It began like most days did for Inspector Dylan Grae: in silence.
His apartment was minimal. Too clean. A sterile reflection of the man who lived in it. A single framed photograph rested on a bookshelf that looked untouched in years. It showed Dylan, younger and smiling, flanked by two other men in police uniforms. The glass was cracked.
Dylan stood in front of his mirror adjusting his coat. It was slightly frayed at the cuffs, and the fabric had lost its original sharpness. Still, he wore it like armor. His dark hair was tousled in a way that suggested he didn't care enough to fix it, and his eyes—tired but alert—were the only part of him that looked alive.
He didn't talk to himself. He didn't need music to fill the void. The silence was the routine.
Dylan worked under the Bureau of Internal Crisis Management (BICM), specifically within a sub-division known as Section 6. No press knew about Section 6. No outside departments had jurisdiction over it. Officially, it didn't exist.
Unofficially, it dealt with the Blinks.
Inside BICM headquarters, the tension was constant. The offices were underground, illuminated by cold overhead lights and polished steel. Most of the agents were veterans: men and women hardened by what they'd seen. Dylan, by comparison, was tolerated more than respected.

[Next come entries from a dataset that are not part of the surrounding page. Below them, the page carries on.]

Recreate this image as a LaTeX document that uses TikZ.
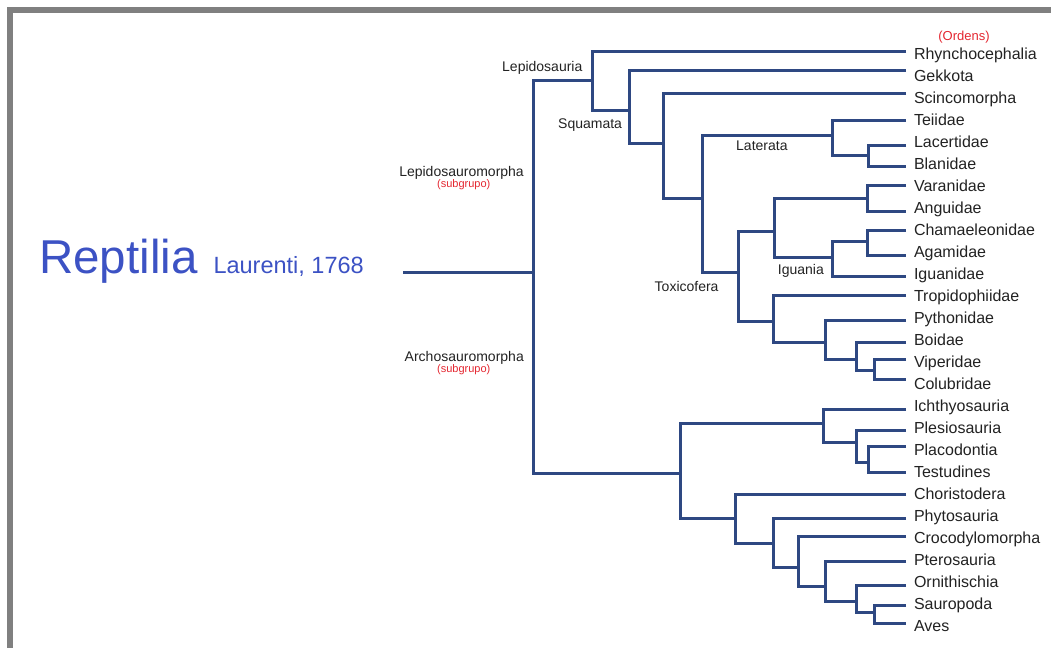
\documentclass[tikz,border=0pt]{standalone}
\usepackage{fontspec}
\setmainfont{Liberation Sans}
\definecolor{branchc}{RGB}{46,72,130}
\definecolor{txtc}{RGB}{34,34,34}
\definecolor{redc}{RGB}{228,38,48}
\definecolor{bluec}{RGB}{60,82,196}
\definecolor{framec}{RGB}{128,128,128}
\begin{document}
\begin{tikzpicture}[x=1pt,y=-1pt,
  branch/.style={draw=branchc,line width=3pt,line join=miter},
  leaf/.style={anchor=base west,inner sep=0pt,text=txtc,font=\fontsize{16}{19}\selectfont},
  clade/.style={anchor=base west,inner sep=0pt,text=txtc,font=\fontsize{14}{17}\selectfont},
  subgr/.style={anchor=base,inner sep=0pt,text=redc,font=\fontsize{11}{13}\selectfont}]
\useasboundingbox (0,0) rectangle (1051,648);
\fill[framec] (7,7) rectangle (1051,13);
\fill[framec] (7,7) rectangle (13,648);

% title
\node[anchor=base west,inner sep=0pt,text=bluec,font=\fontsize{47.5}{50}\selectfont] (rep) at (39,273.3) {Reptilia};
\node[anchor=base west,inner sep=0pt,text=bluec,font=\fontsize{23.5}{26}\selectfont] (lau) at (213.3,273.3) {Laurenti, 1768};

% leaf labels
\node[anchor=base,inner sep=0pt,text=redc,font=\fontsize{13}{15}\selectfont] (ord) at (964,40.7) {(Ordens)};
\node[leaf] (Rhy) at (913.8,59.3) {Rhynchocephalia};
\node[leaf] (Gek) at (913.8,81.3) {Gekkota};
\node[leaf] (Sci) at (913.8,103.3) {Scincomorpha};
\node[leaf] (Tei) at (913.8,125.3) {Teiidae};
\node[leaf] (Lac) at (913.8,147.3) {Lacertidae};
\node[leaf] (Bla) at (913.8,169.3) {Blanidae};
\node[leaf] (Var) at (913.8,191.3) {Varanidae};
\node[leaf] (Ang) at (913.8,213.3) {Anguidae};
\node[leaf] (Cha) at (913.8,235.3) {Chamaeleonidae};
\node[leaf] (Aga) at (913.8,257.3) {Agamidae};
\node[leaf] (Igu) at (913.8,279.3) {Iguanidae};
\node[leaf] (Tro) at (913.8,301.3) {Tropidophiidae};
\node[leaf] (Pyt) at (913.8,323.3) {Pythonidae};
\node[leaf] (Boi) at (913.8,345.3) {Boidae};
\node[leaf] (Vip) at (913.8,367.3) {Viperidae};
\node[leaf] (Col) at (913.8,389.3) {Colubridae};
\node[leaf] (Ich) at (913.8,411.3) {Ichthyosauria};
\node[leaf] (Ple) at (913.8,433.3) {Plesiosauria};
\node[leaf] (Pla) at (913.8,455.3) {Placodontia};
\node[leaf] (Tes) at (913.8,477.3) {Testudines};
\node[leaf] (Cho) at (913.8,499.3) {Choristodera};
\node[leaf] (Phy) at (913.8,521.3) {Phytosauria};
\node[leaf] (Cro) at (913.8,543.3) {Crocodylomorpha};
\node[leaf] (Pte) at (913.8,565.3) {Pterosauria};
\node[leaf] (Orn) at (913.8,587.3) {Ornithischia};
\node[leaf] (Sau) at (913.8,609.3) {Sauropoda};
\node[leaf] (Ave) at (913.8,631.3) {Aves};

% clade labels
\node[clade] (lLep) at (502,71) {Lepidosauria};
\node[clade] (lSqu) at (558,128.3) {Squamata};
\node[clade] (lLat) at (736,150) {Laterata};
\node[clade] (lIgu) at (777.7,274.3) {Iguania};
\node[clade] (lTox) at (654.5,291.7) {Toxicofera};
\node[clade,anchor=base east] (lLsm) at (524,176.7) {Lepidosauromorpha};
\node[subgr] (sLsm) at (463.7,187.7) {(subgrupo)};
\node[clade,anchor=base east] (lAsm) at (524,361) {Archosauromorpha};
\node[subgr] (sAsm) at (463.7,372.3) {(subgrupo)};

% leaf line ends
\coordinate (cRhy) at (906,51.7);
\coordinate (cGek) at (906,70);
\coordinate (cSci) at (906,93.3);
\coordinate (cTei) at (906,120);
\coordinate (cLac) at (906,145);
\coordinate (cBla) at (906,166.7);
\coordinate (cVar) at (906,185.7);
\coordinate (cAng) at (906,211.7);
\coordinate (cCha) at (906,230);
\coordinate (cAga) at (906,255);
\coordinate (cIgu) at (906,276);
\coordinate (cTro) at (906,295);
\coordinate (cPyt) at (906,320);
\coordinate (cBoi) at (906,342.7);
\coordinate (cVip) at (906,359.3);
\coordinate (cCol) at (906,379.3);
\coordinate (cIch) at (906,409.3);
\coordinate (cPle) at (906,430.7);
\coordinate (cPla) at (906,446.7);
\coordinate (cTes) at (906,472.7);
\coordinate (cCho) at (906,494);
\coordinate (cPhy) at (906,518.3);
\coordinate (cCro) at (906,536.7);
\coordinate (cPte) at (906,561.7);
\coordinate (cOrn) at (906,585);
\coordinate (cSau) at (906,605);
\coordinate (cAve) at (906,623.3);

% internal nodes (x of vertical, y of stem)
\coordinate (rootstart) at (403,272);
\coordinate (nRoot) at (533,272);
\coordinate (nLep) at (592,80);
\coordinate (nSqu) at (629,110);
\coordinate (nA) at (663.5,143.3);
\coordinate (nB) at (702,198.3);
\coordinate (nLat) at (832,135);
\coordinate (nLac) at (868,155);
\coordinate (nTox) at (738,272);
\coordinate (nC) at (774,231.7);
\coordinate (nVar) at (867.5,198.3);
\coordinate (nIgu) at (832,257.3);
\coordinate (nCha) at (867.5,241);
\coordinate (nSer) at (773,321.7);
\coordinate (nPy) at (825,342.7);
\coordinate (nBoi) at (856,359.3);
\coordinate (nVip) at (874,370.7);
\coordinate (nArc) at (680,473.3);
\coordinate (nD) at (823,423.3);
\coordinate (nE) at (856,442.7);
\coordinate (nF) at (868,462.7);
\coordinate (nG) at (735,518.3);
\coordinate (nH) at (773,543.3);
\coordinate (nI) at (798,567.3);
\coordinate (nJ) at (825,586.7);
\coordinate (nK) at (856.7,601.7);
\coordinate (nL) at (874,612.7);

% branches
\draw[branch] (rootstart) -- (nRoot);
\draw[branch] (nLep) -| (nRoot) |- (nArc);
\draw[branch] (cRhy) -| (nLep) |- (nSqu);
\draw[branch] (cGek) -| (nSqu) |- (nA);
\draw[branch] (cSci) -| (nA) |- (nB);
\draw[branch] (nLat) -| (nB) |- (nTox);
\draw[branch] (cTei) -| (nLat) |- (nLac);
\draw[branch] (cLac) -| (nLac) |- (cBla);
\draw[branch] (nC) -| (nTox) |- (nSer);
\draw[branch] (nVar) -| (nC) |- (nIgu);
\draw[branch] (cVar) -| (nVar) |- (cAng);
\draw[branch] (nCha) -| (nIgu) |- (cIgu);
\draw[branch] (cCha) -| (nCha) |- (cAga);
\draw[branch] (cTro) -| (nSer) |- (nPy);
\draw[branch] (cPyt) -| (nPy) |- (nBoi);
\draw[branch] (cBoi) -| (nBoi) |- (nVip);
\draw[branch] (cVip) -| (nVip) |- (cCol);
\draw[branch] (nD) -| (nArc) |- (nG);
\draw[branch] (cIch) -| (nD) |- (nE);
\draw[branch] (cPle) -| (nE) |- (nF);
\draw[branch] (cPla) -| (nF) |- (cTes);
\draw[branch] (cCho) -| (nG) |- (nH);
\draw[branch] (cPhy) -| (nH) |- (nI);
\draw[branch] (cCro) -| (nI) |- (nJ);
\draw[branch] (cPte) -| (nJ) |- (nK);
\draw[branch] (cOrn) -| (nK) |- (nL);
\draw[branch] (cSau) -| (nL) |- (cAve);
\end{tikzpicture}
\end{document}
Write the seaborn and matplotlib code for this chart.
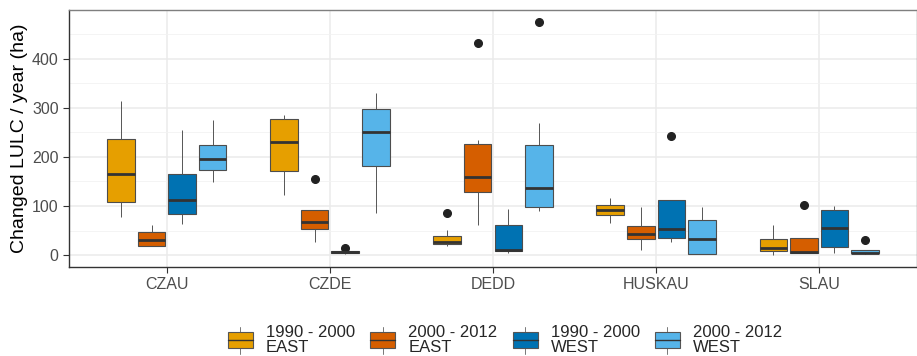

He was sharp—too sharp. His attention to detail bordered on obsessive, and it earned him few friends. His reports were often buried. His questions, ignored. It didn't help that he was blunt and solitary, and refused to schmooze with higher-ups like the others did.
"Still chasing ghosts, Grae?" one of the senior agents muttered as Dylan passed by.
"Still trying not to become one," Dylan replied without looking up.
He didn't flinch from the glares. He just walked faster, clutching a folder against his side.
Today, something felt different.
An unmarked file had landed on his desk. That wasn't uncommon in Section 6—information came through encrypted channels. What was strange was that the file wasn't assigned to any of the top-tier agents. It came directly to him.
He flipped it open.
Case No. 0427-A
Subject: Disappearances preceding Blink Events.
Photos. Five victims. All seemingly unrelated.
Except they all went missing hours before a Blink phenomenon had been officially recorded in the area.
His brow furrowed.
There were timestamps. Cross-referenced maps. Surveillance footage redacted to hell. But what caught his attention was the pattern.
They were being taken before the Blinks occurred.
"What the hell..."
He double-checked the report's routing codes. Someone from above wanted him to see this.
Was it a mistake? A warning? Or a test?
Later that day, Dylan found himself in one of the private conference archives, scrolling through locked incident reports. He had access codes—one of the few perks he retained.
Most of the documents matched the official narrative: Blinks appeared without warning, destroyed everything in their path, and vanished into thin air.
But buried in a Level 5 file was an internal note:
"Subject D-81 showed pre-Blink neurological activity. Taken into containment. Status: Transferred to External Holdings (Classified)."
"External Holdings?" Dylan murmured.
No location. No explanation. Just a directive.
He tapped his fingers on the table, mind racing. People weren't just dying in Blink events. They were being taken before the events even occurred. That meant someone knew when a Blink would happen. And someone else was cleaning up before the mess hit public channels.
He leaned back.
This wasn't about anomalies. This was organized.
That night, Dylan sat alone at his kitchen table. A bowl of instant noodles had long gone cold. Rain pelted the window beside him. He stared at his board—lines of red string connecting people, times, and places. But now, a new string had appeared: a facility nestled in the mountains.
He didn't have a name. Just rumors. Patients transferred there were never heard from again.
He lit a cigarette with shaking fingers. He wasn't a smoker, but tonight demanded it.
He whispered, to no one:
"They're selling them."
It was the only conclusion that made sense. All the misfits. The Touched. The people who got too close. The people who felt things before the rest of the world could see it. They were being taken out of circulation.
And the only people with the reach to do that... were his own employers.
He didn't know who was behind it yet. But for the first time in years, his pulse quickened.
He had something.
Something real.
He leaned back in his chair, staring at the wall of threads and scattered case files, and a slow grin crept onto his face.
It had been a long time since he felt this alive.